== WHAT NEEDS TO BE DONE ==
Retype all of the listing exactly, passing over any picture you find.

== RAW DATA ==
** BEGIN **

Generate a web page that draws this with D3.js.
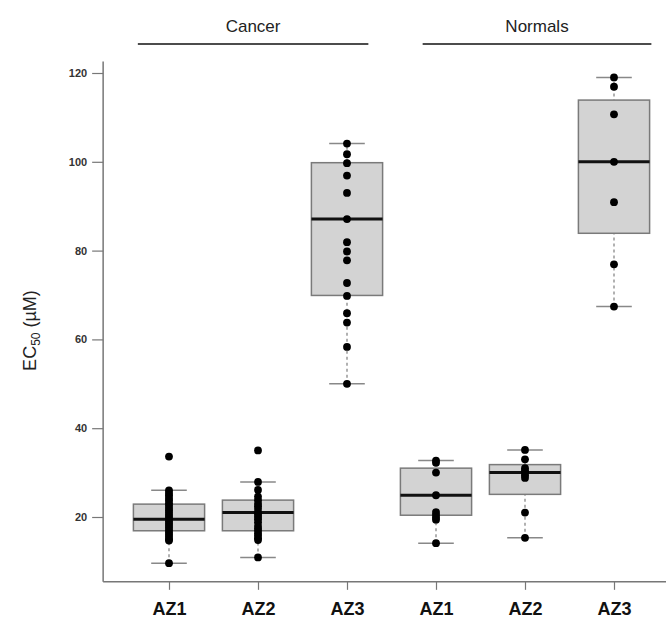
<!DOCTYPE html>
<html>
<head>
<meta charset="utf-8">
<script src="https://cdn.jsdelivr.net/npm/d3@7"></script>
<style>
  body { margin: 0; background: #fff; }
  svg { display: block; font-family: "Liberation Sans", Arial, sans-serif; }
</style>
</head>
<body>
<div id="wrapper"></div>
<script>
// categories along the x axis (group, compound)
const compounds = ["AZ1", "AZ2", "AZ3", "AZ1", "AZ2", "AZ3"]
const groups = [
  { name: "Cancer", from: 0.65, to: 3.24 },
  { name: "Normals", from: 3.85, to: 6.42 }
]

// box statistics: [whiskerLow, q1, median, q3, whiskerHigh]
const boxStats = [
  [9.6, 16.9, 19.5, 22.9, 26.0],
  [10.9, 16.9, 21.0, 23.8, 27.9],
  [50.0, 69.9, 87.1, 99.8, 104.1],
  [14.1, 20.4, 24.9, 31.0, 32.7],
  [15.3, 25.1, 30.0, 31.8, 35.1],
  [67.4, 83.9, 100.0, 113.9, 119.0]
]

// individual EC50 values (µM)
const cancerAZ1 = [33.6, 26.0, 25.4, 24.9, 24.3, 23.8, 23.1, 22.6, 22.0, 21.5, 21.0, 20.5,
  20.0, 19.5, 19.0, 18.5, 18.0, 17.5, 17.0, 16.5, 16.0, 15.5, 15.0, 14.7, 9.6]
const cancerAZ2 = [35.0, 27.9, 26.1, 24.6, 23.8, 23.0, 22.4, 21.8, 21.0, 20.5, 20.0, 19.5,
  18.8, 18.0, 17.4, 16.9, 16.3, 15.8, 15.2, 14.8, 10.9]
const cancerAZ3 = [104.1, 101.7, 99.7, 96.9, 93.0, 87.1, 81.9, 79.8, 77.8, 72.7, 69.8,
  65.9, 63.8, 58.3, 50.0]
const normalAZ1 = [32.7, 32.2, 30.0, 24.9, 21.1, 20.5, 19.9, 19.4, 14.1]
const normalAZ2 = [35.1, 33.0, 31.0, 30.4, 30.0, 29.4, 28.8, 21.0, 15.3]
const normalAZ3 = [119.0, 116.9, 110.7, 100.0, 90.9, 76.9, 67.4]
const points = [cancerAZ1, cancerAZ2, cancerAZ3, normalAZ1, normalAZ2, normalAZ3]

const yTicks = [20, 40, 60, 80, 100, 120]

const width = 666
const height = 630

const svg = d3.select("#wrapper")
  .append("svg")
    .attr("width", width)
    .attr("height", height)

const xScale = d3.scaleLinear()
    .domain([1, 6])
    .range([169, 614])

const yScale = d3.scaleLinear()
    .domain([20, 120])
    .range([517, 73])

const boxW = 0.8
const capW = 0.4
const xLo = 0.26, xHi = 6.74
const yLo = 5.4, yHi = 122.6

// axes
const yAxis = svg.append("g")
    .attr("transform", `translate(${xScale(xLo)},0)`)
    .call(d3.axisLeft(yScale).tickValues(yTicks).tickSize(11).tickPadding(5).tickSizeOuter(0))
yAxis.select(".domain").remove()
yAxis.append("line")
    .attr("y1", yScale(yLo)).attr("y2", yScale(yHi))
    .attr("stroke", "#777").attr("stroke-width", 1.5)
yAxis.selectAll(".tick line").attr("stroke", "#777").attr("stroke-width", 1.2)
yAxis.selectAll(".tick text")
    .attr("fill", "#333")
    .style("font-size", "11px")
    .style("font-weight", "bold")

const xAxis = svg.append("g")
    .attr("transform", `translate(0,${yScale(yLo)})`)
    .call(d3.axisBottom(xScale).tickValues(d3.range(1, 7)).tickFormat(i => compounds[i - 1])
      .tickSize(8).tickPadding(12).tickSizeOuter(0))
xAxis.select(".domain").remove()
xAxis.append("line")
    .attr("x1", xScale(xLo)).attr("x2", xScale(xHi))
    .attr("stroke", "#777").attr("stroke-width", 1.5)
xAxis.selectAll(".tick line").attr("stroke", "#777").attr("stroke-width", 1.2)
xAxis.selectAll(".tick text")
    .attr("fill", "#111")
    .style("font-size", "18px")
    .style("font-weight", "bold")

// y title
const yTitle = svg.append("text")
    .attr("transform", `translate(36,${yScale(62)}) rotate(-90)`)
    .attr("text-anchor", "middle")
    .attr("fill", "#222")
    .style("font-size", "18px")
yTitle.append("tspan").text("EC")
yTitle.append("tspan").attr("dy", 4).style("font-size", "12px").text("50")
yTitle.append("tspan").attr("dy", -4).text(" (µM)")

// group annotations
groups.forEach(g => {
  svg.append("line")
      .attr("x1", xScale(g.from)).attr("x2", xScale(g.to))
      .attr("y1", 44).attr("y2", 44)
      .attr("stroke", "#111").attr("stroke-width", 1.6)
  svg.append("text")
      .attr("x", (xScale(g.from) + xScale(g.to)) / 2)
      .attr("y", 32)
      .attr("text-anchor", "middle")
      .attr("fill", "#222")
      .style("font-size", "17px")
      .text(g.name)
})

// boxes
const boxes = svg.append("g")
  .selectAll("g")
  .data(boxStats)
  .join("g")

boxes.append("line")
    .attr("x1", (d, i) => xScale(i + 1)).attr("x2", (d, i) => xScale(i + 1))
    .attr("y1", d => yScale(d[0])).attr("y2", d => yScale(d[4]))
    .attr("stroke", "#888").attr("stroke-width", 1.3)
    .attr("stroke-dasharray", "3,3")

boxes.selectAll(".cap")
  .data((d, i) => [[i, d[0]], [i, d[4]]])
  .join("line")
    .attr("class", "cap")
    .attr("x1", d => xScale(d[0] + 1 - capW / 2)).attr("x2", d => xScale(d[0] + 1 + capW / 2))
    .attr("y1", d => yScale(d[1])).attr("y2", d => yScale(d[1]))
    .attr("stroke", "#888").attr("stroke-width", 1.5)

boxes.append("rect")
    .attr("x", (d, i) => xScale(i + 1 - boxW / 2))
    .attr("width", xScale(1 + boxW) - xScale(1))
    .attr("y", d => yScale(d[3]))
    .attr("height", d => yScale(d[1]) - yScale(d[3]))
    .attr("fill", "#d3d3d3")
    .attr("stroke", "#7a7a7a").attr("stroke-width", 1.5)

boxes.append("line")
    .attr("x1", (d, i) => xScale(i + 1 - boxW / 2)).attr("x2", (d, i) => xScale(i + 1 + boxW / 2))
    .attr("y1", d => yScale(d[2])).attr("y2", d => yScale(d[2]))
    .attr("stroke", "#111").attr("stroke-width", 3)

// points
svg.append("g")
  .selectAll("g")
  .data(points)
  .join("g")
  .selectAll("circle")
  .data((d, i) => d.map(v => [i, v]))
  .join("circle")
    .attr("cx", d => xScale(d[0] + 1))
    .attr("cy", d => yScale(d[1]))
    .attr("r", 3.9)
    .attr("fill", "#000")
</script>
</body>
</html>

** END **

== SOLVED PROBLEM ==
Generate a web page that draws this with D3.js.
<!DOCTYPE html>
<html>
<head>
<meta charset="utf-8">
<script src="https://cdn.jsdelivr.net/npm/d3@7"></script>
<style>
  body { margin: 0; background: #fff; }
  svg { display: block; font-family: "Liberation Sans", Arial, sans-serif; }
</style>
</head>
<body>
<div id="wrapper"></div>
<script>
// categories along the x axis (group, compound)
const compounds = ["AZ1", "AZ2", "AZ3", "AZ1", "AZ2", "AZ3"]
const groups = [
  { name: "Cancer", from: 0.65, to: 3.24 },
  { name: "Normals", from: 3.85, to: 6.42 }
]

// box statistics: [whiskerLow, q1, median, q3, whiskerHigh]
const boxStats = [
  [9.6, 16.9, 19.5, 22.9, 26.0],
  [10.9, 16.9, 21.0, 23.8, 27.9],
  [50.0, 69.9, 87.1, 99.8, 104.1],
  [14.1, 20.4, 24.9, 31.0, 32.7],
  [15.3, 25.1, 30.0, 31.8, 35.1],
  [67.4, 83.9, 100.0, 113.9, 119.0]
]

// individual EC50 values (µM)
const cancerAZ1 = [33.6, 26.0, 25.4, 24.9, 24.3, 23.8, 23.1, 22.6, 22.0, 21.5, 21.0, 20.5,
  20.0, 19.5, 19.0, 18.5, 18.0, 17.5, 17.0, 16.5, 16.0, 15.5, 15.0, 14.7, 9.6]
const cancerAZ2 = [35.0, 27.9, 26.1, 24.6, 23.8, 23.0, 22.4, 21.8, 21.0, 20.5, 20.0, 19.5,
  18.8, 18.0, 17.4, 16.9, 16.3, 15.8, 15.2, 14.8, 10.9]
const cancerAZ3 = [104.1, 101.7, 99.7, 96.9, 93.0, 87.1, 81.9, 79.8, 77.8, 72.7, 69.8,
  65.9, 63.8, 58.3, 50.0]
const normalAZ1 = [32.7, 32.2, 30.0, 24.9, 21.1, 20.5, 19.9, 19.4, 14.1]
const normalAZ2 = [35.1, 33.0, 31.0, 30.4, 30.0, 29.4, 28.8, 21.0, 15.3]
const normalAZ3 = [119.0, 116.9, 110.7, 100.0, 90.9, 76.9, 67.4]
const points = [cancerAZ1, cancerAZ2, cancerAZ3, normalAZ1, normalAZ2, normalAZ3]

const yTicks = [20, 40, 60, 80, 100, 120]

const width = 666
const height = 630

const svg = d3.select("#wrapper")
  .append("svg")
    .attr("width", width)
    .attr("height", height)

const xScale = d3.scaleLinear()
    .domain([1, 6])
    .range([169, 614])

const yScale = d3.scaleLinear()
    .domain([20, 120])
    .range([517, 73])

const boxW = 0.8
const capW = 0.4
const xLo = 0.26, xHi = 6.74
const yLo = 5.4, yHi = 122.6

// axes
const yAxis = svg.append("g")
    .attr("transform", `translate(${xScale(xLo)},0)`)
    .call(d3.axisLeft(yScale).tickValues(yTicks).tickSize(11).tickPadding(5).tickSizeOuter(0))
yAxis.select(".domain").remove()
yAxis.append("line")
    .attr("y1", yScale(yLo)).attr("y2", yScale(yHi))
    .attr("stroke", "#777").attr("stroke-width", 1.5)
yAxis.selectAll(".tick line").attr("stroke", "#777").attr("stroke-width", 1.2)
yAxis.selectAll(".tick text")
    .attr("fill", "#333")
    .style("font-size", "11px")
    .style("font-weight", "bold")

const xAxis = svg.append("g")
    .attr("transform", `translate(0,${yScale(yLo)})`)
    .call(d3.axisBottom(xScale).tickValues(d3.range(1, 7)).tickFormat(i => compounds[i - 1])
      .tickSize(8).tickPadding(12).tickSizeOuter(0))
xAxis.select(".domain").remove()
xAxis.append("line")
    .attr("x1", xScale(xLo)).attr("x2", xScale(xHi))
    .attr("stroke", "#777").attr("stroke-width", 1.5)
xAxis.selectAll(".tick line").attr("stroke", "#777").attr("stroke-width", 1.2)
xAxis.selectAll(".tick text")
    .attr("fill", "#111")
    .style("font-size", "18px")
    .style("font-weight", "bold")

// y title
const yTitle = svg.append("text")
    .attr("transform", `translate(36,${yScale(62)}) rotate(-90)`)
    .attr("text-anchor", "middle")
    .attr("fill", "#222")
    .style("font-size", "18px")
yTitle.append("tspan").text("EC")
yTitle.append("tspan").attr("dy", 4).style("font-size", "12px").text("50")
yTitle.append("tspan").attr("dy", -4).text(" (µM)")

// group annotations
groups.forEach(g => {
  svg.append("line")
      .attr("x1", xScale(g.from)).attr("x2", xScale(g.to))
      .attr("y1", 44).attr("y2", 44)
      .attr("stroke", "#111").attr("stroke-width", 1.6)
  svg.append("text")
      .attr("x", (xScale(g.from) + xScale(g.to)) / 2)
      .attr("y", 32)
      .attr("text-anchor", "middle")
      .attr("fill", "#222")
      .style("font-size", "17px")
      .text(g.name)
})

// boxes
const boxes = svg.append("g")
  .selectAll("g")
  .data(boxStats)
  .join("g")

boxes.append("line")
    .attr("x1", (d, i) => xScale(i + 1)).attr("x2", (d, i) => xScale(i + 1))
    .attr("y1", d => yScale(d[0])).attr("y2", d => yScale(d[4]))
    .attr("stroke", "#888").attr("stroke-width", 1.3)
    .attr("stroke-dasharray", "3,3")

boxes.selectAll(".cap")
  .data((d, i) => [[i, d[0]], [i, d[4]]])
  .join("line")
    .attr("class", "cap")
    .attr("x1", d => xScale(d[0] + 1 - capW / 2)).attr("x2", d => xScale(d[0] + 1 + capW / 2))
    .attr("y1", d => yScale(d[1])).attr("y2", d => yScale(d[1]))
    .attr("stroke", "#888").attr("stroke-width", 1.5)

boxes.append("rect")
    .attr("x", (d, i) => xScale(i + 1 - boxW / 2))
    .attr("width", xScale(1 + boxW) - xScale(1))
    .attr("y", d => yScale(d[3]))
    .attr("height", d => yScale(d[1]) - yScale(d[3]))
    .attr("fill", "#d3d3d3")
    .attr("stroke", "#7a7a7a").attr("stroke-width", 1.5)

boxes.append("line")
    .attr("x1", (d, i) => xScale(i + 1 - boxW / 2)).attr("x2", (d, i) => xScale(i + 1 + boxW / 2))
    .attr("y1", d => yScale(d[2])).attr("y2", d => yScale(d[2]))
    .attr("stroke", "#111").attr("stroke-width", 3)

// points
svg.append("g")
  .selectAll("g")
  .data(points)
  .join("g")
  .selectAll("circle")
  .data((d, i) => d.map(v => [i, v]))
  .join("circle")
    .attr("cx", d => xScale(d[0] + 1))
    .attr("cy", d => yScale(d[1]))
    .attr("r", 3.9)
    .attr("fill", "#000")
</script>
</body>
</html>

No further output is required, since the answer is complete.